When all was said and done, it took 137,228 people to generate enough pedal power to light up the 608 halogen bulbs that make up the sign, as it will require 7.25 kilowatt-hours of electricity after the famous ball drop. (For comparison, in 2006, the average residence in the United States consumed 920 kilowatt-hours per month.)

Gisele Bundchen

As with any good publicity stunt, Duracell also brought in a number of celebrities to pedal some power into the campaign, including supermodel Gisele Bundchen, entertainment legend Liza Minnelli, news anchor Katie Couric, musicians Nick Lachey, Leona Lewis, Brandy, Sean Paul, Lady GaGa, Ne-Yo and Natasha Bedingfield, actors Peter Facinelli and Michael Urie, the cast of the New Electric Company, and “Project Runway” winner Christian Siriano.

In addition to powering the sign, Duracell is also helping tourists and revelers to ‘recharge’ with the Duracell Recharge Rest Stop, a part of the Power Lodge that allows anyone to plug-in and charge their personal entertainment and digital devices – including digital cameras, cell phones, BlackBerrys, iPods, MP3 players and gaming devices – at Duracell Power Stations.

“Times Square visitors are learning that Duracell is here to serve their personal power needs to keep their devices juiced up — even when a power outlet is nowhere to be found,” said Craig Bida, Duracell brand manager. “People depend on their mobile devices today like never before, and Duracell is making it easier to keep things powered up anytime and anywhere.”

Charmin Restrooms


Lastly, Charmin will be the toilet paper of choice at the third annual Charmin Restrooms in Times Square. The Restrooms, which sit directly below the Duracell Power Lodge, give tourists and New Yorkers alike a bit of ‘relief’ with the ultimate bathroom experience, and sit right on Times Square as a special holiday gift from Charmin.
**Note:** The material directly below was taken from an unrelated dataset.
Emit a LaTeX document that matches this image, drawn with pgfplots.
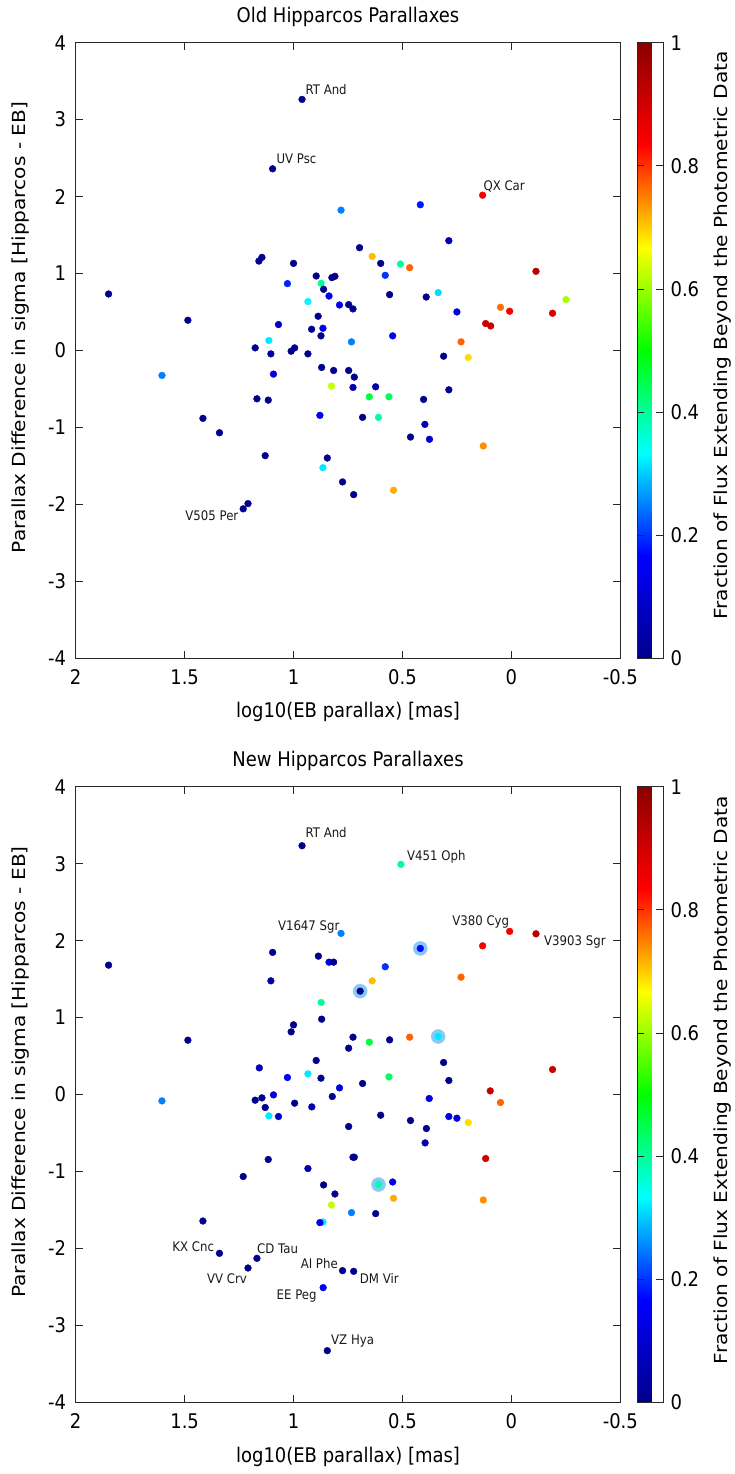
\documentclass[border=0pt]{standalone}
\usepackage{fontspec}
\setmainfont{DejaVu Sans}[FakeStretch=0.89]
\newfontfamily\rotfont{DejaVu Sans}[FakeStretch=1.12]
\usepackage{pgfplots}
\usepackage{pgfplotstable}
\pgfplotsset{compat=1.18}
\definecolor{ring}{RGB}{135,202,245}
\definecolor{axc}{RGB}{40,40,40}

\pgfplotstableread{
x y c
0.961 3.263 0
1.096 2.361 0
0.782 1.824 0.25
0.697 1.336 0
1.159 1.162 0
1.145 1.210 0
1.000 1.132 0
0.896 0.968 0
1.028 0.869 0.19
0.873 0.873 0.40
0.862 0.795 0
0.824 0.947 0
0.810 0.964 0
0.837 0.708 0.14
0.934 0.636 0.33
0.789 0.591 0.14
0.747 0.596 0
0.727 0.540 0
1.849 0.734 0
1.485 0.393 0
1.069 0.337 0.08
0.887 0.445 0
0.917 0.276 0
0.865 0.289 0.14
0.874 0.190 0
1.113 0.130 0.32
0.734 0.112 0.25
1.176 0.034 0
1.104 -0.044 0.03
1.011 -0.009 0
0.995 0.034 0
0.934 -0.044 0
1.092 -0.307 0.12
1.604 -0.324 0.25
0.871 -0.220 0
0.816 -0.260 0
0.747 -0.260 0
0.721 -0.346 0
0.826 -0.463 0.63
0.727 -0.480 0.05
1.168 -0.628 0
1.116 -0.645 0
1.416 -0.882 0
1.340 -1.069 0
0.879 -0.843 0.14
1.130 -1.367 0
0.845 -1.397 0
0.865 -1.523 0.32
0.775 -1.708 0
0.724 -1.873 0
1.209 -1.990 0
1.231 -2.058 0
0.418 1.894 0.18
0.132 2.018 0.85
0.287 1.427 0.05
0.639 1.223 0.71
0.600 1.132 0
0.509 1.123 0.40
0.467 1.076 0.77
0.579 0.977 0.20
-0.113 1.029 0.93
0.559 0.726 0
0.391 0.695 0
0.336 0.752 0.31
0.250 0.501 0.12
-0.251 0.661 0.61
0.050 0.561 0.76
0.008 0.510 0.84
-0.189 0.484 0.89
0.118 0.350 0.91
0.095 0.319 0.91
0.545 0.190 0.14
0.231 0.112 0.77
0.311 -0.074 0
0.198 -0.091 0.69
0.623 -0.472 0.04
0.652 -0.602 0.46
0.562 -0.602 0.44
0.287 -0.511 0
0.403 -0.636 0
0.683 -0.869 0
0.610 -0.869 0.39
0.397 -0.960 0.06
0.463 -1.125 0
0.376 -1.154 0.10
0.129 -1.241 0.74
0.541 -1.816 0.72
}\oldtab

\pgfplotstableread{
x y c
0.961 3.233 0
0.782 2.094 0.25
1.096 1.847 0
0.886 1.798 0
0.837 1.720 0.13
0.816 1.720 0
1.104 1.477 0.03
1.849 1.681 0
0.694 1.343 0
0.873 1.196 0.40
1.000 0.905 0
1.011 0.814 0
0.871 0.979 0
0.727 0.745 0
0.747 0.602 0
1.485 0.706 0
1.157 0.346 0.06
0.896 0.442 0
1.028 0.221 0.16
0.934 0.268 0.32
0.874 0.212 0
0.789 0.086 0.13
0.683 0.143 0
0.507 2.991 0.40
0.418 1.898 0.17
0.132 1.932 0.85
0.008 2.120 0.85
-0.113 2.088 0.93
0.579 1.660 0.20
0.639 1.477 0.71
0.231 1.525 0.77
0.652 0.680 0.46
0.559 0.710 0
0.467 0.745 0.77
0.336 0.754 0.32
0.311 0.416 0
-0.189 0.325 0.90
0.562 0.229 0.44
0.287 0.182 0
0.097 0.047 0.91
0.822 -0.026 0
0.377 -0.052 0.12
0.050 -0.104 0.77
0.600 -0.269 0
0.463 -0.338 0
0.287 -0.286 0.12
0.250 -0.308 0.12
0.198 -0.364 0.69
0.747 -0.416 0
0.390 -0.442 0
0.396 -0.629 0.05
0.727 -0.815 0
0.721 -0.815 0
0.118 -0.832 0.90
0.610 -1.170 0.39
0.545 -1.137 0.14
0.810 -1.293 0
0.541 -1.349 0.72
0.129 -1.371 0.74
0.826 -1.436 0.63
0.734 -1.535 0.25
0.623 -1.548 0
0.775 -2.289 0
0.724 -2.298 0
1.604 -0.083 0.25
1.176 -0.074 0
1.145 -0.044 0
1.092 -0.005 0.12
1.130 -0.169 0
1.113 -0.278 0.32
1.069 -0.286 0.08
0.995 -0.113 0
0.916 -0.161 0.05
1.116 -0.845 0
0.934 -0.962 0.05
1.231 -1.066 0
0.862 -1.175 0
0.865 -1.657 0.32
0.879 -1.665 0.14
1.416 -1.644 0
1.340 -2.064 0
1.168 -2.129 0
1.209 -2.255 0
0.864 -2.510 0.15
0.845 -3.329 0
}\newtab

\pgfplotstableread{
x y
0.694 1.343
0.418 1.898
0.336 0.754
0.610 -1.170
}\ringtab

\tikzset{lab/.style={inner sep=0pt, font=\fontsize{13.2}{15}\selectfont, text=black!90}}

\pgfplotsset{
  colormap={gjet}{rgb255=(0,0,139) rgb255=(0,0,255) rgb255=(0,255,255) rgb255=(0,255,0) rgb255=(255,255,0) rgb255=(255,0,0) rgb255=(139,0,0)},
  hip/.style={
    scale only axis, width=544.6pt, height=615.6pt,
    x dir=reverse, xmin=-0.5, xmax=2, ymin=-4, ymax=4,
    xtick={-0.5,0,0.5,1,1.5,2}, ytick={-4,-3,-2,-1,0,1,2,3,4},
    xtick pos=both, ytick pos=both, xticklabel pos=lower, yticklabel pos=left,
    tick align=inside, major tick length=7.5pt,
    axis line style={line width=0.9pt, axc},
    every tick/.style={axc, line width=0.8pt},
    tick label style={font=\fontsize{20.2}{24}\selectfont, text=black},
    /pgf/number format/assume math mode=true,
    xticklabel style={yshift=-7.6pt},
    yticklabel style={xshift=-6pt},
    colormap name=gjet, point meta min=0, point meta max=1,
    colorbar,
    colorbar style={
      at={(parent axis.north east)}, anchor=north west, xshift=8.2pt,
      width=26pt,
      ytick={0,0.2,0.4,0.6,0.8,1},
      ytick pos=both, yticklabel pos=right,
      tick align=inside, major tick length=7pt,
      axis line style={line width=0.9pt, axc},
      every tick/.style={axc, line width=0.8pt},
      yticklabel style={xshift=4pt, font=\fontsize{20.2}{24}\selectfont, text=black},
      /pgf/number format/assume math mode=true,
    },
  },
  pts/.style={scatter, only marks, mark=*, mark size=3.4pt, scatter src=explicit,
    scatter/use mapped color={draw=mapped color, fill=mapped color}},
}

\begin{document}
\begin{tikzpicture}
\useasboundingbox (0,0) rectangle (734pt,1474pt);

% ---------- top panel ----------
\begin{axis}[hip, at={(75.7pt,815.7pt)}, anchor=south west]
\addplot[pts] table[x=x, y=y, meta=c] {\oldtab};
\node[lab, anchor=base west, xshift=3.3pt, yshift=4.9pt] at (axis cs:0.961,3.263) {RT And};
\node[lab, anchor=base west, xshift=3.7pt, yshift=5.5pt] at (axis cs:1.096,2.361) {UV Psc};
\node[lab, anchor=base west, xshift=0.7pt, yshift=4.9pt] at (axis cs:0.132,2.018) {QX Car};
\node[lab, anchor=base east, xshift=-4.7pt, yshift=-11.5pt] at (axis cs:1.231,-2.058) {V505 Per};
\end{axis}

% ---------- bottom panel ----------
\begin{axis}[hip, at={(75.7pt,71.7pt)}, anchor=south west]
\addplot[only marks, mark=*, mark size=7pt, color=ring] table[x=x, y=y] {\ringtab};
\addplot[pts] table[x=x, y=y, meta=c] {\newtab};
\node[lab, anchor=base west, xshift=3.3pt, yshift=7.9pt] at (axis cs:0.961,3.233) {RT And};
\node[lab, anchor=base east, xshift=-1.4pt, yshift=2.8pt] at (axis cs:0.782,2.094) {V1647 Sgr};
\node[lab, anchor=base west, xshift=6pt, yshift=3.8pt] at (axis cs:0.507,2.991) {V451 Oph};
\node[lab, anchor=base east, xshift=-0.3pt, yshift=5.8pt] at (axis cs:0.008,2.120) {V380 Cyg};
\node[lab, anchor=base west, xshift=8pt, yshift=-11.4pt] at (axis cs:-0.113,2.088) {V3903 Sgr};
\node[lab, anchor=base east, xshift=-5.3pt, yshift=1.5pt] at (axis cs:1.340,-2.064) {KX Cnc};
\node[lab, anchor=base west, xshift=0pt, yshift=5.2pt] at (axis cs:1.168,-2.129) {CD Tau};
\node[lab, anchor=base east, xshift=-1pt, yshift=-15.5pt] at (axis cs:1.209,-2.255) {VV Crv};
\node[lab, anchor=base east, xshift=-4.6pt, yshift=2.2pt] at (axis cs:0.775,-2.289) {AI Phe};
\node[lab, anchor=base west, xshift=6pt, yshift=-12.1pt] at (axis cs:0.724,-2.298) {DM Vir};
\node[lab, anchor=base east, xshift=-6.3pt, yshift=-11.8pt] at (axis cs:0.864,-2.510) {EE Peg};
\node[lab, anchor=base west, xshift=3.7pt, yshift=5.8pt] at (axis cs:0.845,-3.329) {VZ Hya};
\end{axis}

% ---------- titles and axis labels ----------
\node[anchor=base, inner sep=0pt, font=\fontsize{20.2}{24}\selectfont] at (348pt,1451pt) {Old Hipparcos Parallaxes};
\node[anchor=base, inner sep=0pt, font=\fontsize{20.2}{24}\selectfont] at (348pt,707pt) {New Hipparcos Parallaxes};
\node[anchor=base, inner sep=0pt, font=\fontsize{20.2}{24}\selectfont] at (348pt,756pt) {log10(EB parallax) [mas]};
\node[anchor=base, inner sep=0pt, font=\fontsize{20.2}{24}\selectfont] at (348pt,12pt) {log10(EB parallax) [mas]};
\node[rotate=90, inner sep=0pt, font=\rotfont\fontsize{18}{21}\selectfont] at (21pt,1146.5pt) {Parallax Difference in sigma [Hipparcos - EB]};
\node[rotate=90, inner sep=0pt, font=\rotfont\fontsize{18}{21}\selectfont] at (21pt,402pt) {Parallax Difference in sigma [Hipparcos - EB]};
\node[rotate=90, inner sep=0pt, font=\rotfont\fontsize{18}{21}\selectfont] at (723pt,1138.5pt) {Fraction of Flux Extending Beyond the Photometric Data};
\node[rotate=90, inner sep=0pt, font=\rotfont\fontsize{18}{21}\selectfont] at (723pt,394pt) {Fraction of Flux Extending Beyond the Photometric Data};
\end{tikzpicture}
\end{document}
Not one to pass up a good celebrity publicity stunt either, Charmin brought in Joey Fatone as the ‘King of the Throne’, and he christened the ‘Luxurious Loos’ with a ceremonial ‘First Flush’.

Charmin Restrooms Detail

Together, Philips Lighting, Duracell and Charmin are creating a clean and green New Year’s celebration for 2009 that has earned them plenty of publicity, and a well-deserved ‘Thank You’ from the city of New York.

The Good:

  • Sponsoring a huge event results in tons of press coverage.
  • Consumers get a chance to experience your product first hand.
  • Symbolic products highlight the features and benefits of your main product line.
  • Green technology taps into a current trend and consumer concern.
  • Sponsored products are seen by millions through television coverage of the event.

The Bad:

  • High cost of sponsorship brings the return on investment down.

The Future:

  • Sponsoring pieces and parts of a large event keeps sponsorship costs down while still allowing consumers to see and interact with your products on a large scale.